WHAT NEEDS TO BE DONE ▸
Set down all of the data that follows word for word, without the images.

====== DATASET EXCERPT ======

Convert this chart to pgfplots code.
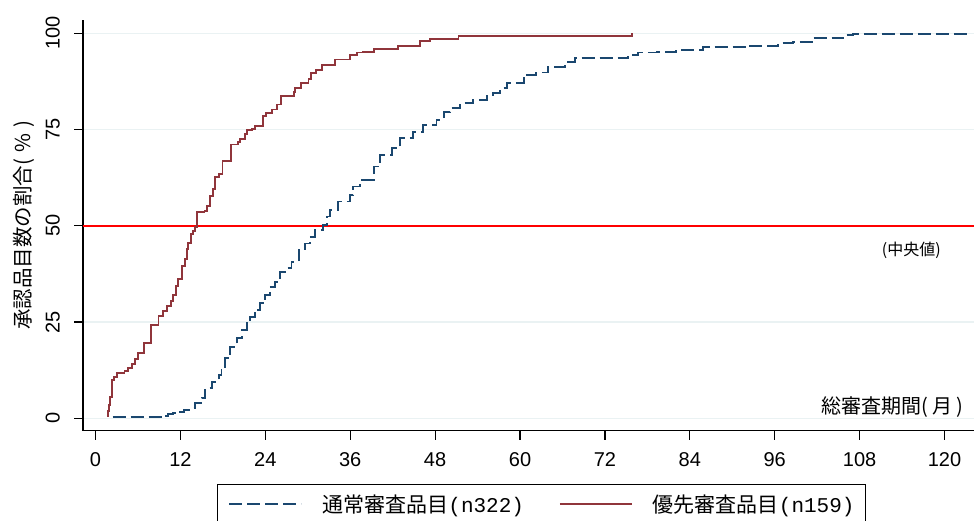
\documentclass[border=0pt]{standalone}
\usepackage{fontspec}
\setmainfont{Liberation Sans}
\newfontfamily\jp{Noto Sans CJK JP}
\newfontfamily\mono{Liberation Mono}
\usepackage{pgfplots}
\pgfplotsset{compat=1.18}
\definecolor{navy}{HTML}{1A476F}
\definecolor{maroon}{HTML}{90353B}
\definecolor{gridc}{HTML}{EAF2F3}
\begin{document}
\begin{tikzpicture}
\path[use as bounding box] (0,0) rectangle (974pt,521pt);
\begin{axis}[
  at={(83pt,90.3pt)}, anchor=south west,
  scale only axis, width=891pt, height=410.7pt,
  xmin=-1.77, xmax=124.17, ymin=-3.22, ymax=103.45,
  axis x line*=bottom, axis y line*=left,
  axis line style={line width=1.3pt, black},
  xtick={0,12,...,120}, ytick={0,25,50,75,100},
  tick align=outside, major tick length=9pt,
  tick style={line width=1.2pt, black},
  ymajorgrids, grid style={gridc, line width=1.5pt},
  /pgf/number format/assume math mode=true,
  ticklabel style={font=\fontsize{20}{24}\selectfont, inner sep=0pt},
  xticklabel style={yshift=-5pt, anchor=north},
  yticklabel style={xshift=-6pt, rotate=90, anchor=south},
  xticklabel shift=8pt, yticklabel shift=8pt,
  clip=false,
  legend columns=2,
  legend image code/.code={\draw[#1] (0pt,0pt) -- (72pt,0pt);},
  legend style={at={(0.1504,-0.1298)}, anchor=north west, draw=black, line width=1pt,
    inner xsep=11pt, inner ysep=10pt, font=\fontsize{21}{25}\selectfont,
    nodes={inner sep=0pt},
    /tikz/every odd column/.append style={column sep=20pt},
    /tikz/every even column/.append style={column sep=35pt}},
]
\addplot[red, line width=1.6pt, forget plot] coordinates {(-1.77,50) (124.17,50)};
\addplot[const plot, navy, line width=1.9pt, dash pattern=on 13pt off 5pt] coordinates {
(2.4,0.3) (9.8,0.6) (10.3,1.0) (11.0,1.3) (11.9,1.7) (12.5,2.2) (13.4,2.6) (14.1,3.9) (15.0,5.2) (15.5,7.8) (16.4,9.5) (17.4,11.3) (17.8,13.4) (18.3,15.6) (19.0,18.6) (19.95,20.8) (20.7,23.0) (21.4,24.7) (21.85,26.4) (22.5,28.2) (23.25,29.9) (23.95,32.1) (24.65,34.2) (25.4,35.5) (26.1,38.1) (27.0,39.0) (27.7,40.7) (28.7,43.7) (29.6,45.4) (30.3,47.2) (31.0,48.9) (32.2,50.2) (32.7,52.4) (33.15,54.1) (34.3,56.3) (36.0,58.0) (36.4,60.2) (37.4,61.9) (39.3,65.4) (40.2,68.4) (41.9,70.1) (43.0,72.7) (44.9,74.4) (46.3,76.2) (48.2,77.5) (49.2,79.6) (50.1,80.5) (51.5,81.8) (53.4,82.7) (55.3,83.7) (56.2,84.4) (57.2,85.7) (58.2,87.2) (60.5,89.2) (62.3,89.8) (64.0,91.3) (66.4,92.6) (67.8,93.5) (75.3,94.4) (76.7,95.0) (79.3,95.2) (82.1,95.7) (85.9,96.4) (92.0,96.7) (96.5,97.4) (98.6,97.7) (101.5,98.7) (105.7,99.5) (107.1,99.7) (123.6,100)
};
\addlegendentry{{\jp 通常審査品目}{\mono (n322)}}
\addplot[const plot, maroon, line width=1.9pt] coordinates {
(1.6,0.6) (1.8,1.9) (1.95,3.5) (2.1,5.5) (2.3,10.0) (2.6,10.7) (3.0,11.8) (4.1,12.3) (4.6,13.1) (5.1,14.0) (5.6,15.3) (6.05,17.0) (6.9,19.5) (7.9,24.2) (8.9,26.5) (9.6,27.8) (10.1,29.1) (10.7,30.4) (11.0,32.1) (11.35,34.3) (11.7,36.1) (12.25,39.5) (12.65,41.3) (12.9,43.9) (13.1,45.6) (13.45,47.8) (13.8,48.7) (14.1,49.6) (14.4,53.5) (15.4,53.9) (15.7,55.2) (16.2,57.8) (16.65,59.5) (16.9,62.6) (17.45,63.4) (17.95,66.9) (19.2,71.1) (20.2,71.8) (20.45,72.6) (21.1,73.9) (21.4,74.8) (22.1,75.2) (22.5,75.9) (23.7,78.6) (24.1,79.3) (24.9,80.2) (25.6,81.5) (26.2,83.7) (28.0,84.8) (28.2,85.8) (29.1,87.2) (30.1,88.2) (30.4,89.6) (31.2,90.5) (32.0,91.7) (33.85,93.2) (36.0,94.4) (36.9,95.0) (37.85,95.2) (39.3,95.9) (42.8,96.7) (45.9,98.1) (47.3,98.5) (51.3,99.4) (75.8,100)
};
\addlegendentry{{\jp 優先審査品目}{\mono (n159)}}
\node[font=\jp\fontsize{16}{19}\selectfont] at (axis cs:115.3,43.5) {(中央値)};
\node[anchor=east, inner sep=0pt, font=\jp\fontsize{20}{24}\selectfont] at (axis cs:122.7,2.8) {総審査期間(\hspace{4pt}月\hspace{4pt})};
\node[rotate=90, inner sep=0pt, font=\jp\fontsize{20.5}{24}\selectfont] at (rel axis cs:-0.0662,0.5) {承認品目数の割合(\hspace{6pt}\%\hspace{6pt})};
\end{axis}
\end{tikzpicture}
\end{document}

======

ANSWER IN FULL ▸
Convert this chart to pgfplots code.
\documentclass[border=0pt]{standalone}
\usepackage{fontspec}
\setmainfont{Liberation Sans}
\newfontfamily\jp{Noto Sans CJK JP}
\newfontfamily\mono{Liberation Mono}
\usepackage{pgfplots}
\pgfplotsset{compat=1.18}
\definecolor{navy}{HTML}{1A476F}
\definecolor{maroon}{HTML}{90353B}
\definecolor{gridc}{HTML}{EAF2F3}
\begin{document}
\begin{tikzpicture}
\path[use as bounding box] (0,0) rectangle (974pt,521pt);
\begin{axis}[
  at={(83pt,90.3pt)}, anchor=south west,
  scale only axis, width=891pt, height=410.7pt,
  xmin=-1.77, xmax=124.17, ymin=-3.22, ymax=103.45,
  axis x line*=bottom, axis y line*=left,
  axis line style={line width=1.3pt, black},
  xtick={0,12,...,120}, ytick={0,25,50,75,100},
  tick align=outside, major tick length=9pt,
  tick style={line width=1.2pt, black},
  ymajorgrids, grid style={gridc, line width=1.5pt},
  /pgf/number format/assume math mode=true,
  ticklabel style={font=\fontsize{20}{24}\selectfont, inner sep=0pt},
  xticklabel style={yshift=-5pt, anchor=north},
  yticklabel style={xshift=-6pt, rotate=90, anchor=south},
  xticklabel shift=8pt, yticklabel shift=8pt,
  clip=false,
  legend columns=2,
  legend image code/.code={\draw[#1] (0pt,0pt) -- (72pt,0pt);},
  legend style={at={(0.1504,-0.1298)}, anchor=north west, draw=black, line width=1pt,
    inner xsep=11pt, inner ysep=10pt, font=\fontsize{21}{25}\selectfont,
    nodes={inner sep=0pt},
    /tikz/every odd column/.append style={column sep=20pt},
    /tikz/every even column/.append style={column sep=35pt}},
]
\addplot[red, line width=1.6pt, forget plot] coordinates {(-1.77,50) (124.17,50)};
\addplot[const plot, navy, line width=1.9pt, dash pattern=on 13pt off 5pt] coordinates {
(2.4,0.3) (9.8,0.6) (10.3,1.0) (11.0,1.3) (11.9,1.7) (12.5,2.2) (13.4,2.6) (14.1,3.9) (15.0,5.2) (15.5,7.8) (16.4,9.5) (17.4,11.3) (17.8,13.4) (18.3,15.6) (19.0,18.6) (19.95,20.8) (20.7,23.0) (21.4,24.7) (21.85,26.4) (22.5,28.2) (23.25,29.9) (23.95,32.1) (24.65,34.2) (25.4,35.5) (26.1,38.1) (27.0,39.0) (27.7,40.7) (28.7,43.7) (29.6,45.4) (30.3,47.2) (31.0,48.9) (32.2,50.2) (32.7,52.4) (33.15,54.1) (34.3,56.3) (36.0,58.0) (36.4,60.2) (37.4,61.9) (39.3,65.4) (40.2,68.4) (41.9,70.1) (43.0,72.7) (44.9,74.4) (46.3,76.2) (48.2,77.5) (49.2,79.6) (50.1,80.5) (51.5,81.8) (53.4,82.7) (55.3,83.7) (56.2,84.4) (57.2,85.7) (58.2,87.2) (60.5,89.2) (62.3,89.8) (64.0,91.3) (66.4,92.6) (67.8,93.5) (75.3,94.4) (76.7,95.0) (79.3,95.2) (82.1,95.7) (85.9,96.4) (92.0,96.7) (96.5,97.4) (98.6,97.7) (101.5,98.7) (105.7,99.5) (107.1,99.7) (123.6,100)
};
\addlegendentry{{\jp 通常審査品目}{\mono (n322)}}
\addplot[const plot, maroon, line width=1.9pt] coordinates {
(1.6,0.6) (1.8,1.9) (1.95,3.5) (2.1,5.5) (2.3,10.0) (2.6,10.7) (3.0,11.8) (4.1,12.3) (4.6,13.1) (5.1,14.0) (5.6,15.3) (6.05,17.0) (6.9,19.5) (7.9,24.2) (8.9,26.5) (9.6,27.8) (10.1,29.1) (10.7,30.4) (11.0,32.1) (11.35,34.3) (11.7,36.1) (12.25,39.5) (12.65,41.3) (12.9,43.9) (13.1,45.6) (13.45,47.8) (13.8,48.7) (14.1,49.6) (14.4,53.5) (15.4,53.9) (15.7,55.2) (16.2,57.8) (16.65,59.5) (16.9,62.6) (17.45,63.4) (17.95,66.9) (19.2,71.1) (20.2,71.8) (20.45,72.6) (21.1,73.9) (21.4,74.8) (22.1,75.2) (22.5,75.9) (23.7,78.6) (24.1,79.3) (24.9,80.2) (25.6,81.5) (26.2,83.7) (28.0,84.8) (28.2,85.8) (29.1,87.2) (30.1,88.2) (30.4,89.6) (31.2,90.5) (32.0,91.7) (33.85,93.2) (36.0,94.4) (36.9,95.0) (37.85,95.2) (39.3,95.9) (42.8,96.7) (45.9,98.1) (47.3,98.5) (51.3,99.4) (75.8,100)
};
\addlegendentry{{\jp 優先審査品目}{\mono (n159)}}
\node[font=\jp\fontsize{16}{19}\selectfont] at (axis cs:115.3,43.5) {(中央値)};
\node[anchor=east, inner sep=0pt, font=\jp\fontsize{20}{24}\selectfont] at (axis cs:122.7,2.8) {総審査期間(\hspace{4pt}月\hspace{4pt})};
\node[rotate=90, inner sep=0pt, font=\jp\fontsize{20.5}{24}\selectfont] at (rel axis cs:-0.0662,0.5) {承認品目数の割合(\hspace{6pt}\%\hspace{6pt})};
\end{axis}
\end{tikzpicture}
\end{document}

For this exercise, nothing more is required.